• [Written instruction]: Skip all pictures. Write out the data below from its first line through the line that contains "fig = go.Figure()".

• [Rows from a dataset of charts and code]:

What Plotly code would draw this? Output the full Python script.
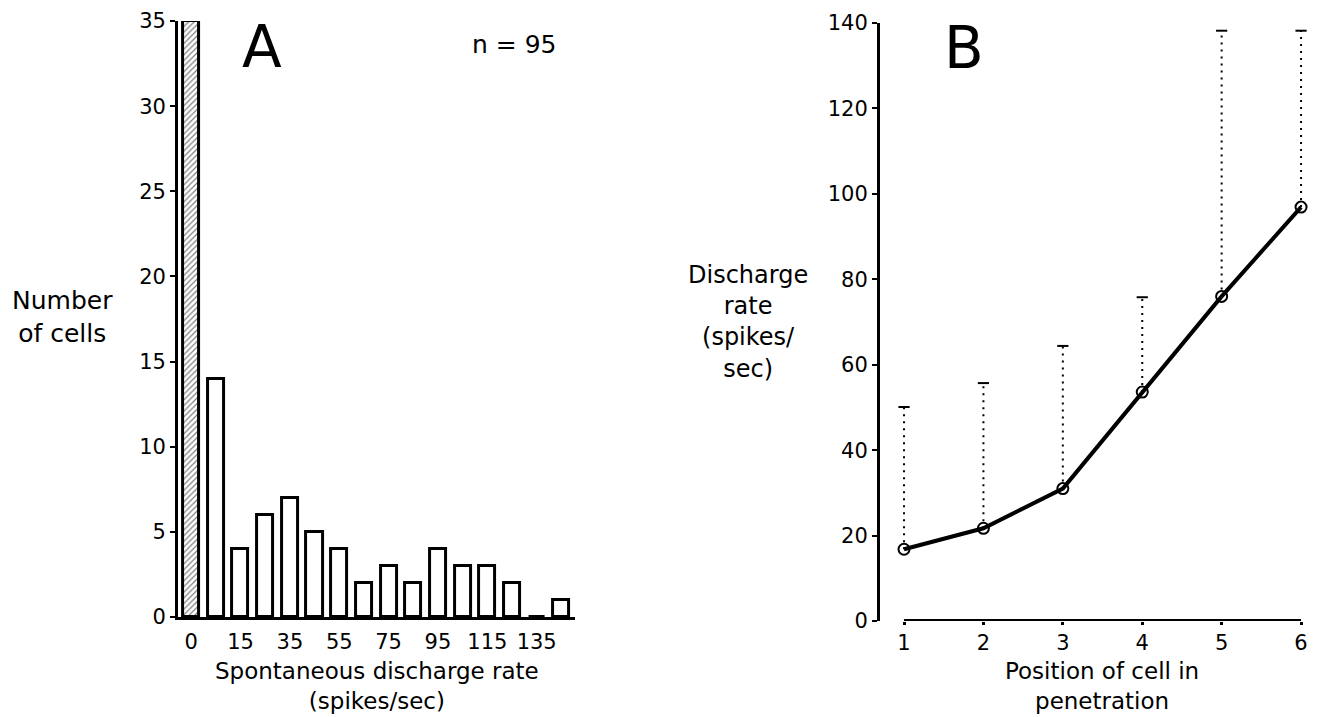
import plotly.graph_objects as go

# ---------------- Panel A data ----------------
bin_index = list(range(16))
cell_counts = [35, 14, 4, 6, 7, 5, 4, 2, 3, 2, 4, 3, 3, 2, 0, 1]
rate_tick_pos = [0, 2, 4, 6, 8, 10, 12, 14]
rate_tick_labels = ["0", "15", "35", "55", "75", "95", "115", "135"]
n_cells_label = "n = 95"

# ---------------- Panel B data ----------------
positions = [1, 2, 3, 4, 5, 6]
mean_rate = [16.8, 21.7, 31.0, 53.6, 76.0, 96.9]
upper_rate = [50.1, 55.7, 64.4, 75.8, 138.2, 138.2]

FONT = "DejaVu Sans"
BLACK = "#000000"

fig = go.Figure()

# Panel A bars
fig.add_trace(go.Bar(
    x=bin_index[:1], y=cell_counts[:1], width=0.65,
    marker=dict(color="white",
                line=dict(color=BLACK, width=3),
                pattern=dict(shape="/", size=4, solidity=0.3,
                             fgcolor=BLACK, bgcolor="white")),
    xaxis="x", yaxis="y", showlegend=False))
fig.add_trace(go.Bar(
    x=bin_index[1:], y=cell_counts[1:], width=0.65,
    marker=dict(color="white", line=dict(color=BLACK, width=3)),
    xaxis="x", yaxis="y", showlegend=False))

# Panel B dotted upper error lines
ex, ey = [], []
for p, m, u in zip(positions, mean_rate, upper_rate):
    ex += [p, p, None]
    ey += [m, u, None]
fig.add_trace(go.Scatter(
    x=ex, y=ey, mode="lines",
    line=dict(color=BLACK, width=2, dash="2px,5px"),
    xaxis="x2", yaxis="y2", showlegend=False))
fig.add_trace(go.Scatter(
    x=positions, y=upper_rate, mode="markers",
    marker=dict(symbol="line-ew", size=8, line=dict(color=BLACK, width=2)),
    xaxis="x2", yaxis="y2", showlegend=False))
fig.add_trace(go.Scatter(
    x=positions, y=mean_rate, mode="lines+markers",
    line=dict(color=BLACK, width=4),
    marker=dict(symbol="circle-open", size=11, color=BLACK,
                line=dict(color=BLACK, width=2)),
    xaxis="x2", yaxis="y2", showlegend=False))

# x-axis baseline of panel B spans positions
fig.add_shape(type="line", xref="x2", yref="y2",
              x0=positions[0], x1=positions[-1], y0=0, y1=0,
              line=dict(color=BLACK, width=4))

tickfont = dict(family=FONT, size=21, color=BLACK)

fig.update_layout(
    width=1319, height=717,
    margin=dict(l=0, r=0, t=0, b=0, autoexpand=False),
    paper_bgcolor="white", plot_bgcolor="white",
    showlegend=False,
    bargap=0,
    font=dict(family=FONT, color=BLACK),
    xaxis=dict(domain=[0.1350, 0.4359], range=[-0.53, 15.55],
               tickmode="array", tickvals=rate_tick_pos, ticktext=rate_tick_labels,
               ticks="", showline=True, linecolor=BLACK, linewidth=3,
               showgrid=False, zeroline=False, tickfont=tickfont,
               ticklabelstandoff=4, anchor="y", automargin=False),
    yaxis=dict(domain=[0.1395, 0.9707], range=[0, 35], dtick=5,
               ticks="outside", ticklen=5, tickwidth=2, tickcolor=BLACK,
               showline=True, linecolor=BLACK, linewidth=3,
               showgrid=False, zeroline=False, tickfont=tickfont,
               ticklabelstandoff=0, anchor="x", automargin=False),
    xaxis2=dict(domain=[0.6672, 0.9932], range=[0.698, 6.113],
                tickmode="array", tickvals=positions,
                ticks="outside", ticklen=3, tickwidth=3, tickcolor=BLACK,
                showline=False, showgrid=False, zeroline=False,
                tickfont=tickfont, ticklabelstandoff=0, anchor="y2",
                automargin=False),
    yaxis2=dict(domain=[0.1339, 0.9679], range=[0, 140], dtick=20,
                ticks="outside", ticklen=5, tickwidth=2, tickcolor=BLACK,
                showline=True, linecolor=BLACK, linewidth=3,
                showgrid=False, zeroline=False, tickfont=tickfont,
                ticklabelstandoff=0, anchor="x2", automargin=False),
)

def ann(text, x, y, size):
    fig.add_annotation(text=text, x=x, y=y, xref="paper", yref="paper",
                       xanchor="center", yanchor="middle", align="center",
                       showarrow=False,
                       font=dict(family=FONT, size=size, color=BLACK))

W, H = 1319.0, 717.0
ann("A", 262 / W, 1 - 47 / H, 58)
ann(n_cells_label, 514 / W, 1 - 44 / H, 25)
ann("B", 964 / W, 1 - 48 / H, 58)
ann("Number<br>of cells", 62 / W, 1 - 317 / H, 25)
ann("Spontaneous discharge rate<br>(spikes/sec)", 377 / W, 1 - 686 / H, 23)
ann("Discharge<br>rate<br>(spikes/<br>sec)", 748 / W, 1 - 322 / H, 24)
ann("Position of cell in<br>penetration", 1102 / W, 1 - 686 / H, 23)

fig.write_html("out.html")
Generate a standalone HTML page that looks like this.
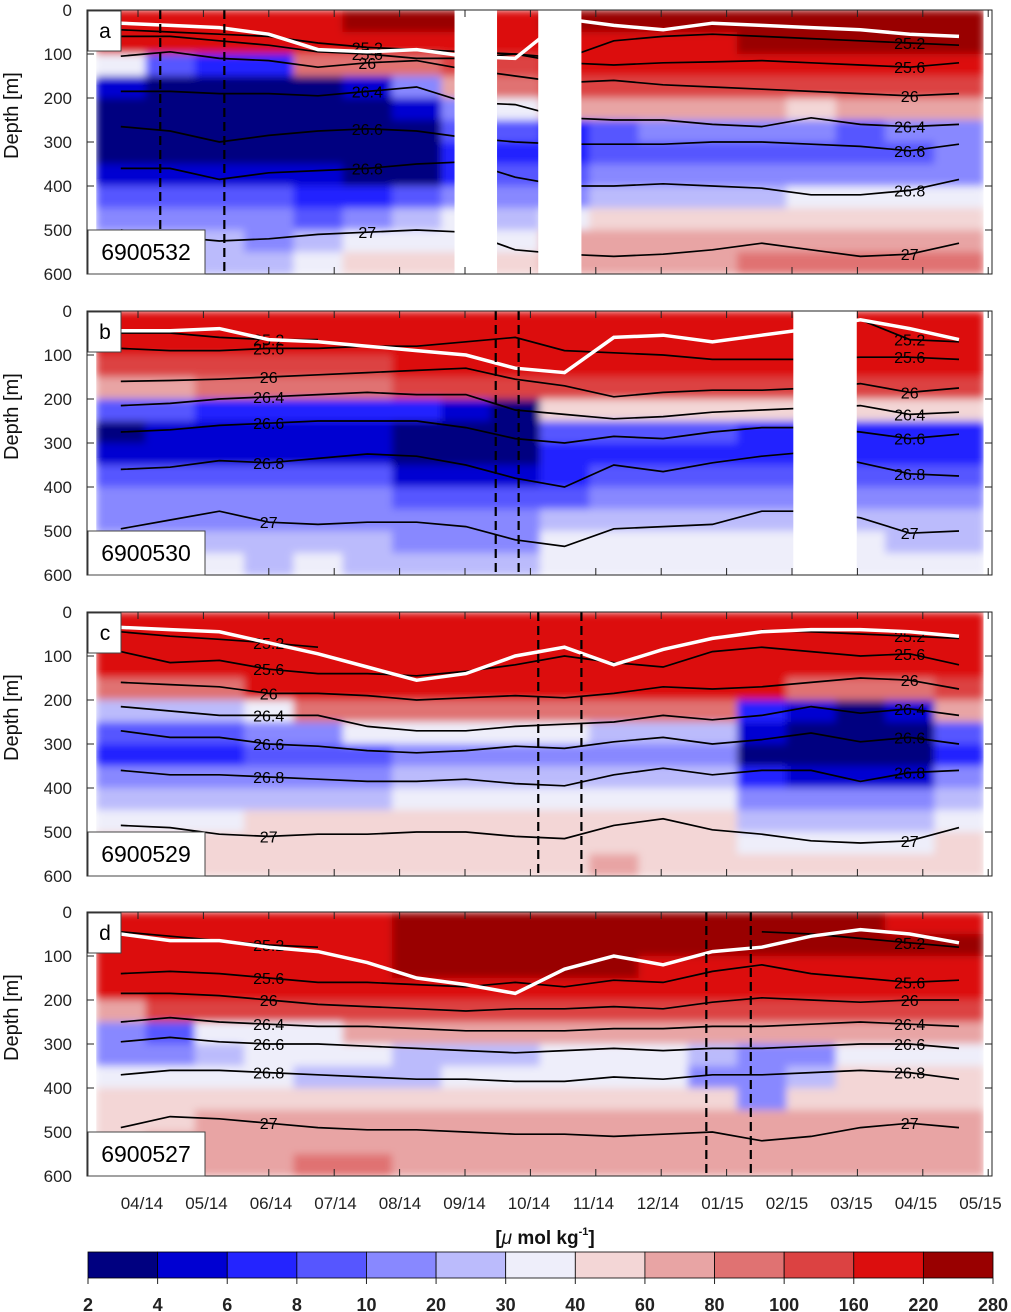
<!DOCTYPE html>
<html><head><meta charset="utf-8">
<style>
body{margin:0;background:#fff;}
svg{display:block;font-family:"Liberation Sans",sans-serif;}
</style></head>
<body>
<svg id="fig" width="1011" height="1312" viewBox="0 0 1011 1312" xmlns="http://www.w3.org/2000/svg">
<defs><filter id="soft" x="0" y="0" width="1" height="1"><feGaussianBlur stdDeviation="4" edgeMode="duplicate"/></filter></defs>
</svg>
<script>
// ---------- data ----------
const monthLabels=["04/14","05/14","06/14","07/14","08/14","09/14","10/14","11/14","12/14","01/15","02/15","03/15","04/15","05/15"];
const depthTicks=[0,100,200,300,400,500,600];
const cbLabels=["2","4","6","8","10","20","30","40","60","80","100","160","220","280"];
const palette=["#000080","#0000d2","#2424ff","#5656ff","#8888ff","#bbbbfc","#eeeefa","#f3d6d6","#e8a4a4","#e07272","#dc4242","#dc0e0e","#990000"];
const densLevels=["25.2","25.6","26","26.4","26.6","26.8","27"];
const panelLetters=["a","b","c","d"];
const floatIds=["6900532","6900530","6900529","6900527"];
const tStart=-0.64, tEnd=12.93;
const gridA=[
[11,11,11,11,11,12,12,12,11,12,12,12,12,12,12,12,12,12],
[11,11,11,11,11,11,11,11,11,11,11,11,11,12,12,12,12,12],
[6,3,2,2,9,9,9,10,10,11,11,11,11,11,11,11,11,11],
[1,0,0,0,0,1,4,8,9,10,10,10,10,10,10,10,10,10],
[0,0,0,0,0,0,1,4,6,8,8,8,8,8,7,8,8,8],
[0,0,0,0,0,0,0,3,3,2,3,4,4,4,4,3,4,4],
[0,0,0,0,0,0,0,2,2,2,3,3,3,3,3,3,3,4],
[1,1,1,1,1,0,0,2,3,3,4,4,4,4,4,4,4,4],
[3,3,3,3,2,2,3,4,4,4,5,5,5,5,6,6,6,6],
[4,4,4,4,3,4,5,6,5,6,7,7,7,7,7,7,7,7],
[5,5,5,4,5,6,6,6,6,8,8,8,8,8,8,8,8,8],
[5,5,5,5,6,7,7,7,7,8,8,8,8,9,9,9,9,9]];
const gridB=[
[11,11,11,11,11,11,11,11,11,11,11,11,11,11,11,11,11,11],
[11,11,11,11,11,11,11,11,11,11,11,11,11,11,11,11,11,11],
[10,10,10,10,10,10,11,11,11,11,11,11,11,11,11,11,11,11],
[8,8,9,9,9,9,10,10,10,10,10,10,10,10,10,10,10,10],
[3,3,2,2,2,2,2,1,0,7,7,7,7,7,7,7,7,7],
[0,1,1,1,1,1,0,0,0,3,3,3,3,2,2,2,2,2],
[1,1,1,1,1,1,0,0,0,2,2,2,2,2,2,2,2,2],
[3,3,3,3,3,3,1,1,1,2,3,3,3,3,3,3,3,3],
[4,4,4,4,4,4,3,3,3,3,4,4,4,4,4,4,4,4],
[4,4,4,4,4,4,4,4,4,5,5,5,5,5,5,5,5,5],
[5,5,5,5,5,5,4,4,4,6,6,6,6,6,6,6,5,5],
[5,5,6,5,6,5,5,5,5,6,6,6,6,6,6,6,6,6]];
const gridC=[
[11,11,11,11,11,11,11,11,11,11,11,11,11,11,11,11,11,11],
[11,11,11,11,11,11,11,11,11,11,11,11,11,11,11,11,11,11],
[11,11,11,11,11,11,11,11,11,11,11,11,11,11,11,11,11,11],
[9,9,9,11,11,11,11,11,11,11,11,11,11,11,9,9,9,10],
[5,5,5,6,9,9,9,9,9,9,9,9,9,2,1,0,1,8],
[3,3,3,4,4,6,6,6,6,6,5,5,5,1,0,0,0,3],
[2,2,2,3,3,3,4,4,4,4,4,4,4,0,0,0,0,2],
[4,4,4,4,4,4,5,5,5,5,5,5,5,2,1,1,1,4],
[5,5,5,5,5,5,6,6,6,6,6,6,6,4,4,4,4,5],
[6,6,6,7,7,7,7,7,7,7,7,7,7,5,5,5,5,6],
[7,7,7,7,7,7,7,7,7,7,7,7,7,6,6,6,6,7],
[7,7,7,7,7,7,7,7,7,7,8,7,7,7,7,7,7,7]];
const gridD=[
[11,11,11,11,11,11,12,12,12,12,12,12,12,12,12,12,11,11],
[11,11,11,11,11,11,12,12,12,12,12,12,12,12,12,12,12,12],
[11,11,11,11,11,11,12,12,12,12,12,11,11,11,11,11,11,11],
[11,11,11,11,11,11,11,11,11,11,11,11,11,11,11,11,11,11],
[8,10,10,10,10,10,10,10,10,10,10,10,10,10,10,10,10,10],
[4,3,6,6,6,8,8,8,8,8,8,8,8,8,8,8,8,8],
[4,4,5,6,6,6,5,5,5,6,6,6,5,4,4,6,6,6],
[6,6,6,6,5,5,5,6,6,6,6,6,4,4,5,7,7,7],
[7,7,7,7,7,7,7,7,7,7,7,7,7,4,7,7,7,7],
[7,7,8,8,8,8,8,8,8,8,8,8,8,8,8,8,8,8],
[7,8,8,8,8,8,8,8,8,8,8,8,8,8,8,8,8,8],
[8,8,8,8,9,9,8,8,8,8,8,8,8,8,8,8,8,8]];
const densA=[
[45,50,55,60,75,85,90,95,100,110,70,60,55,60,65,70,75,80],
[60,60,70,80,95,100,110,110,100,120,125,120,118,115,120,125,130,120],
[105,95,110,115,130,120,115,135,150,165,160,170,175,180,185,190,195,190],
[185,185,190,190,195,185,175,210,215,245,250,250,260,265,245,260,265,260],
[265,275,300,285,275,270,275,290,300,305,305,305,300,300,305,310,320,305],
[360,360,385,370,365,360,350,345,380,400,400,395,400,405,420,420,410,385],
[500,515,525,520,510,505,500,505,545,555,560,555,545,530,545,560,555,530]];
const densB=[
[50,50,60,65,65,null,null,null,null,null,null,null,null,null,30,20,65,70],
[85,90,90,85,85,80,80,70,60,90,95,100,110,110,110,105,105,110],
[160,158,155,150,145,140,135,130,155,170,195,185,180,180,175,165,185,175],
[215,210,200,195,190,185,190,190,225,235,245,240,230,225,220,215,235,230],
[275,270,260,255,250,250,250,265,290,300,285,290,275,265,265,275,290,280],
[360,355,340,345,335,325,330,350,380,400,350,365,345,330,320,345,370,375],
[495,475,455,480,485,480,480,490,520,535,495,490,485,455,455,470,505,500]];
const densC=[
[45,55,62,70,80,null,null,null,null,null,null,null,null,42,45,50,55,60],
[90,115,110,130,140,140,145,135,120,100,115,125,90,80,90,100,95,120],
[160,165,170,185,185,190,200,195,190,195,185,170,175,170,160,150,155,175],
[215,225,235,235,235,260,270,270,260,255,250,235,245,235,215,230,220,235],
[270,285,285,300,305,315,320,315,305,310,295,285,300,290,275,295,285,300],
[360,370,370,375,380,385,385,380,390,395,370,355,370,360,360,385,365,360],
[485,490,505,510,505,505,500,500,510,515,485,470,495,505,520,525,520,490]];
const densD=[
[45,55,65,75,80,null,null,null,null,null,null,null,null,45,50,60,70,80],
[140,135,140,150,160,160,165,170,160,170,155,160,135,120,140,150,160,155],
[185,185,190,200,210,215,220,225,220,220,215,220,205,195,200,205,200,200],
[250,240,250,255,260,260,265,270,270,270,265,265,260,260,255,250,255,260],
[295,285,295,300,300,305,310,315,320,315,310,315,310,310,305,300,300,310],
[370,360,360,365,370,375,380,380,385,385,375,380,370,370,365,360,365,380],
[490,465,470,480,490,495,495,500,505,505,510,505,500,520,510,490,480,490]];
const mldA=[30,35,40,55,90,95,90,105,110,20,35,45,30,35,40,45,55,60];
const mldB=[45,45,40,65,70,80,90,100,130,140,60,55,70,55,40,20,40,65];
const mldC=[35,40,45,70,95,125,155,140,100,80,120,85,60,45,40,40,45,55];
const mldD=[50,65,65,80,90,115,150,165,185,130,100,120,90,80,55,40,50,70];
const gapsA=[[4.84,5.49],[6.12,6.78]];
const gapsB=[[10.02,10.99]];
const gapsC=[];
const gapsD=[];
const dashA=[0.34,1.32];
const dashB=[5.47,5.82];
const dashC=[6.12,6.78];
const dashD=[8.69,9.37];
// ---------- drawing ----------
const NS="http://www.w3.org/2000/svg";
const svg=document.getElementById('fig');
function mk(tag,attrs,parent){const e=document.createElementNS(NS,tag);for(const k in attrs)e.setAttribute(k,attrs[k]);(parent||svg).appendChild(e);return e;}
const AX_L=87, AX_R=992;
const X0=138, XM=65.4;
function xOf(m){return X0+XM*m;}
const panelTops=[10,311,612,912];
const PH=264;
const grids=[gridA,gridB,gridC,gridD];
const dens=[densA,densB,densC,densD];
const mlds=[mldA,mldB,mldC,mldD];
const gaps=[gapsA,gapsB,gapsC,gapsD];
const dashes=[dashA,dashB,dashC,dashD];
const labelCol=[5,3,3,3];
const NC=18;
function colT(i){return tStart+(tEnd-tStart)*i/NC;}
function colCenterT(i){return tStart+(tEnd-tStart)*(i+0.5)/NC;}
const defs=svg.querySelector('defs');

for(let p=0;p<4;p++){
  const top=panelTops[p];
  const yOf=d=>top+d/600*PH;
  const g=mk('g',{});
  
  
  const cp=mk('clipPath',{id:'clip'+p},defs);
  mk('rect',{x:xOf(tStart),y:top,width:xOf(tEnd)-xOf(tStart),height:PH},cp);
  const outer=mk('g',{'clip-path':'url(#clip'+p+')'},g);
  const cells=mk('g',{filter:'url(#soft)'},outer);
  const grid=grids[p];
  for(let r=0;r<grid.length;r++){
    for(let c=0;c<NC;c++){
      const x1=xOf(colT(c)), x2=xOf(colT(c+1));
      const rc=mk('rect',{x:x1.toFixed(1),y:yOf(r*50).toFixed(1),width:(x2-x1+0.6).toFixed(1),height:(PH/12+0.6).toFixed(1),fill:palette[grid[r][c]]},cells);
      
      
    }
  }
  dens[p].forEach((lev,li)=>{
    let d='',pen=false;
    lev.forEach((v,c)=>{
      if(v===null){pen=false;return;}
      d+=(pen?'L':'M')+xOf(colCenterT(c)).toFixed(1)+','+yOf(v).toFixed(1);
      pen=true;
    });
    const pl=mk('path',{d:d,fill:'none',stroke:'#000','stroke-width':1.7},g);
    
    
    [labelCol[p],16].forEach(c=>{
      const v=lev[c]; if(v===null) return;
      const t=mk('text',{x:xOf(colCenterT(c)).toFixed(1),y:(yOf(v)+6).toFixed(1),'font-size':16,'text-anchor':'middle',fill:'#000'},g);
      t.textContent=densLevels[li];
      
      
    });
  });
  let md='';
  mlds[p].forEach((v,c)=>{md+=(c?'L':'M')+xOf(colCenterT(c)).toFixed(1)+','+yOf(v).toFixed(1);});
  const ml=mk('path',{d:md,fill:'none',stroke:'#fff','stroke-width':3.5},g);
  
  
  const ls=mk('rect',{x:AX_L,y:top,width:xOf(tStart)-AX_L,height:PH,fill:'#fff'},g);
  
  
  const rs=mk('rect',{x:xOf(tEnd),y:top,width:AX_R-xOf(tEnd),height:PH,fill:'#fff'},g);
  
  
  gaps[p].forEach(gp=>{
    const gr=mk('rect',{x:xOf(gp[0]),y:top,width:xOf(gp[1])-xOf(gp[0]),height:PH,fill:'#fff'},g);
    
    
  });
  dashes[p].forEach(m=>{
    const dl=mk('line',{x1:xOf(m),x2:xOf(m),y1:top,y2:top+PH,stroke:'#000','stroke-width':2.2,'stroke-dasharray':'9,5'},g);
    
    
  });
  const fr=mk('rect',{x:AX_L,y:top,width:AX_R-AX_L,height:PH,fill:'none',stroke:'#222','stroke-width':1},g);
  
  
  monthLabels.forEach((lb,i)=>{
    const x=xOf(i);
    mk('line',{x1:x,x2:x,y1:top,y2:top+7,stroke:'#222'},g);
    mk('line',{x1:x,x2:x,y1:top+PH,y2:top+PH-7,stroke:'#222'},g);
  });
  depthTicks.forEach(d=>{
    mk('line',{x1:AX_L,x2:AX_L+7,y1:yOf(d),y2:yOf(d),stroke:'#222'},g);
    mk('line',{x1:AX_R,x2:AX_R-7,y1:yOf(d),y2:yOf(d),stroke:'#222'},g);
    const t=mk('text',{x:72,y:yOf(d)+6,'font-size':17,'text-anchor':'end',fill:'#222'},g);
    t.textContent=d;
    
    
  });
  const yt=mk('text',{x:0,y:0,'font-size':20,'text-anchor':'middle',fill:'#111',transform:'translate(18,'+(top+PH*0.4)+') rotate(-90)'},g);
  yt.textContent='Depth [m]';
  
  
  const lb=mk('rect',{x:88,y:top+1,width:33,height:40,fill:'#fff',stroke:'#444'},g);
  
  
  const lt=mk('text',{x:105,y:top+28,'font-size':21,'text-anchor':'middle',fill:'#000'},g);
  lt.textContent=panelLetters[p];
  
  
  const ib=mk('rect',{x:88,y:top+PH-44,width:117,height:44,fill:'#fff',stroke:'#444'},g);
  
  
  const it=mk('text',{x:146,y:top+PH-14,'font-size':23,'text-anchor':'middle',fill:'#000'},g);
  it.textContent=floatIds[p];
  
  
}
monthLabels.forEach((lb,i)=>{
  const t=mk('text',{x:142+64.5*i,y:1209,'font-size':17,'text-anchor':'middle',fill:'#222'});
  t.textContent=lb;
  
  
});
const ut=mk('text',{x:545,y:1244,'font-size':19,'font-weight':'bold','text-anchor':'middle',fill:'#111'});
ut.innerHTML='[<tspan font-style="italic" font-weight="normal">μ</tspan> mol kg<tspan font-size="11" dy="-9">-1</tspan><tspan dy="9">]</tspan>';


const CB_L=88, CB_R=993, CB_T=1252, CB_H=26;
const bw=(CB_R-CB_L)/palette.length;
palette.forEach((col,i)=>{
  const r=mk('rect',{x:CB_L+i*bw,y:CB_T,width:bw,height:CB_H,fill:col,stroke:'#000','stroke-width':0.8});
  
  
});
cbLabels.forEach((lb,i)=>{
  const x=CB_L+i*bw;
  const t=mk('text',{x:x,y:1311,'font-size':18,'font-weight':'bold','text-anchor':'middle',fill:'#222'});
  t.textContent=lb;
  
  
  mk('line',{x1:x,x2:x,y1:CB_T+CB_H,y2:CB_T+CB_H+6,stroke:'#222'});
});
</script>
</body></html>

• [Written solution]:
What Plotly code would draw this? Output the full Python script.
import plotly.graph_objects as go

# ---------------- Panel A data ----------------
bin_index = list(range(16))
cell_counts = [35, 14, 4, 6, 7, 5, 4, 2, 3, 2, 4, 3, 3, 2, 0, 1]
rate_tick_pos = [0, 2, 4, 6, 8, 10, 12, 14]
rate_tick_labels = ["0", "15", "35", "55", "75", "95", "115", "135"]
n_cells_label = "n = 95"

# ---------------- Panel B data ----------------
positions = [1, 2, 3, 4, 5, 6]
mean_rate = [16.8, 21.7, 31.0, 53.6, 76.0, 96.9]
upper_rate = [50.1, 55.7, 64.4, 75.8, 138.2, 138.2]

FONT = "DejaVu Sans"
BLACK = "#000000"

fig = go.Figure()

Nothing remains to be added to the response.